On February 7, 2018, Frazier signed a two-year, $16 million contract with the New York Mets.

On May 3, Frazier claimed that umpires were doing a worse job of calling balls and strikes in 2018 than in previous seasons and asked for a meeting with MLB commissioner Rob Manfred to discuss his frustration. "It's rubbing everybody the wrong way," Frazier said. "You have to be better than that." MLB said it had no comment on Frazier's remarks.

The Mets placed Frazier on the disabled list on May 8 after he suffered the first hamstring injury of his career. Frazier was activated from the DL on June 5 after appearing in three rehab games with the Triple-A Las Vegas 51s. He was placed on the disabled list on July 9 for the second time in the season with a rib cage injury. Frazier finished the season batting .213 for the second straight season with 18 home runs and 59 RBI.

Frazier was placed on the injured list to begin the 2019 season with a left oblique strain. On August 9, 2019, during a game against the Washington Nationals, Frazier hit a game-tying, three-run home run in the bottom of the 9th inning off of pitcher Sean Doolittle. The Mets went on to win the game 7–6, from a walk-off single by Michael Conforto.

On September 6, Frazier recorded his 1,000th career hit, a third inning single off Zach Eflin of the Philadelphia Phillies at Citi Field. He finished the season batting .251/.329/.443 with 21 home runs and 67 RBI.

===Texas Rangers===
On January 15, 2020, Frazier signed a one-year deal with the Texas Rangers. In 31 games for Texas in 2020, Frazier slashed .241/.322/.380 with 2 home runs and 7 RBI in 108 at-bats.

===New York Mets (second stint)===
On August 31, 2020, the Rangers traded Frazier to the Mets in exchange for a player to be named later, who was, on December 18, named Ryder Ryan. On September 18, 2020, he made his MLB pitching debut. He threw a scoreless inning against the Atlanta Braves in a 15–2 loss. Offensively, Frazier finished the 2020 season batting .236/.302/.382 with 4 home runs and 12 RBIs over 45 games between the Rangers and the Mets.

On October 28, 2020, the Mets declined Frazier's option for the 2021 season, making him a free agent.

===Pittsburgh Pirates===
On February 19, 2021, Frazier signed a minor league contract with the Pittsburgh Pirates organization that included an invitation to spring training. On March 26, Frazier opted out of his minor league contract and became a free agent. On March 30, Frazier re-signed with the Pirates on a new minor league deal. On April 22, Frazier was selected to the active roster. Frazier was designated for assignment on May 10 after hitting only .086/.200/.114 in 40 plate appearances.
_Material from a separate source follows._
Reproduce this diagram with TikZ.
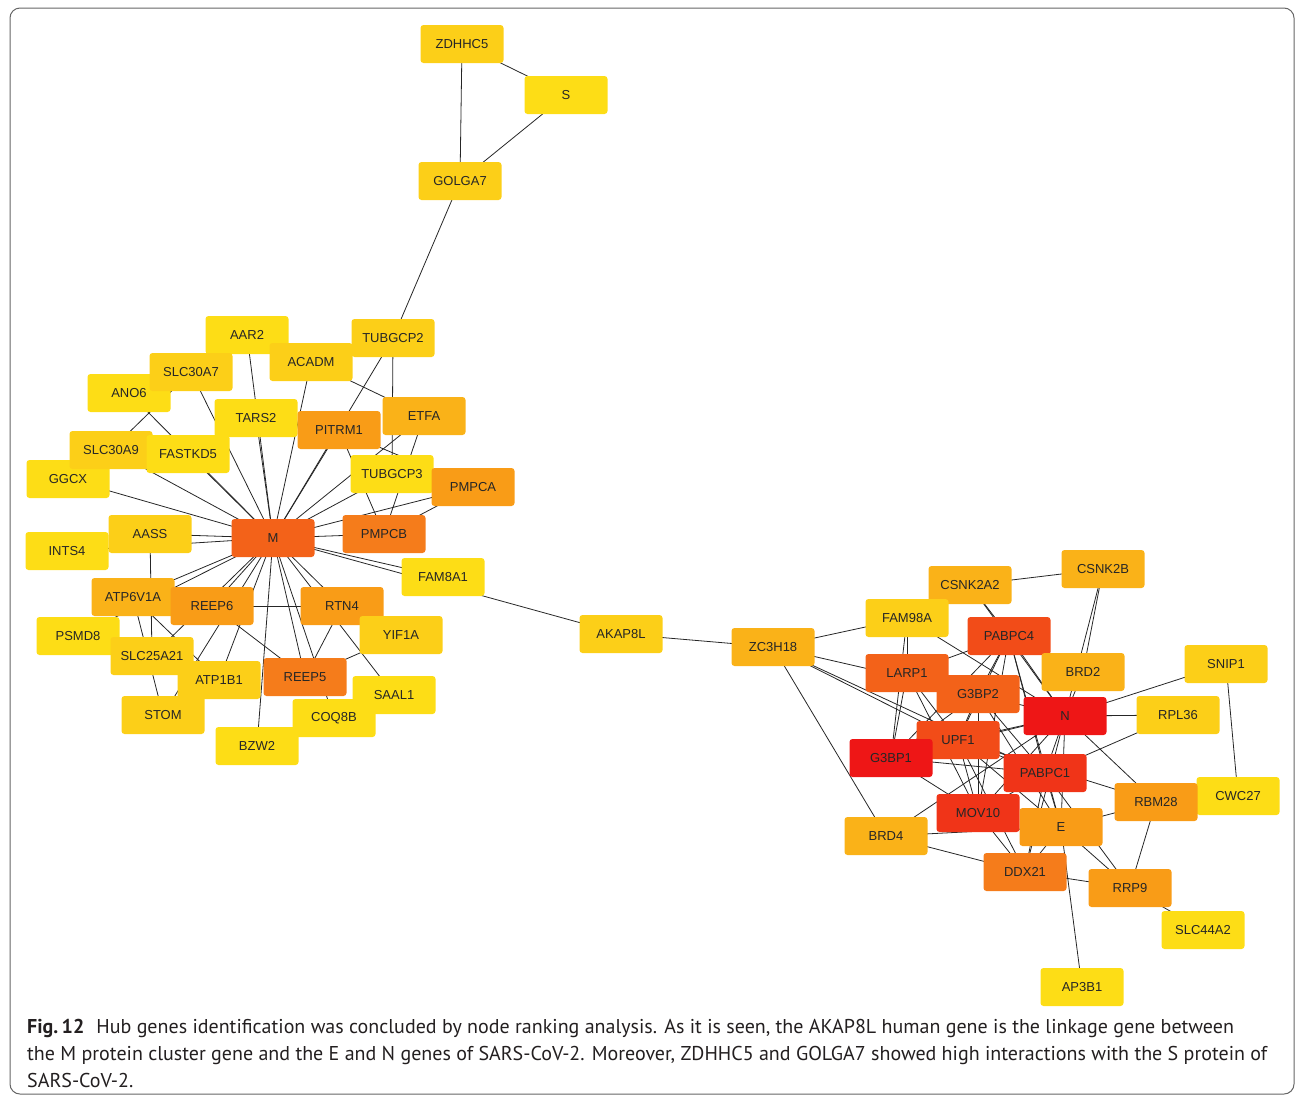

On May 13, Frazier was outrighted to Triple-A, but rejected the assignment and elected free agency.

===Sussex County Miners===
On June 9, 2021, Frazier signed with the Sussex County Miners of the Frontier League, to help prepare for the 2020 Summer Olympics (contested in 2021). He played in 6 games, going 6-for-21 with one home run and 6 RBI.

On April 5, 2022, Frazier announced his retirement from professional baseball.

==International career==
In May 2021, Frazier played for the United States national baseball team during qualifying for baseball at the 2020 Summer Olympics. After the team qualified, he was named to the Olympics roster on July 2. The team went on to win silver, losing to host Japan in the gold-medal game.

==Personal life==
On December 14, 2012, Frazier married his longtime girlfriend Jackie Verdon, a former Rutgers gymnast, who is also a New Jersey native. The couple have three children. The family resides in Toms River, where his name graces the Little League field called Frazier Field House.

The Frazier family has Scottish ancestry. Todd has two older brothers who also played professional baseball. Jeff Frazier played in nine major league games in 2010 for the Detroit Tigers and spent a total of nine seasons with the Tigers, Seattle Mariners, Washington Nationals and the Chicago Cubs organizations without returning to the Major Leagues. Charlie Frazier played for six seasons in the Florida Marlins organization.

Frazier grew up a New York Yankees fan in Toms River, New Jersey.

Frazier is a fan of fellow New Jerseyan Frank Sinatra, and often chose Sinatra's songs to play when he walked up to the batter's box before an at-bat.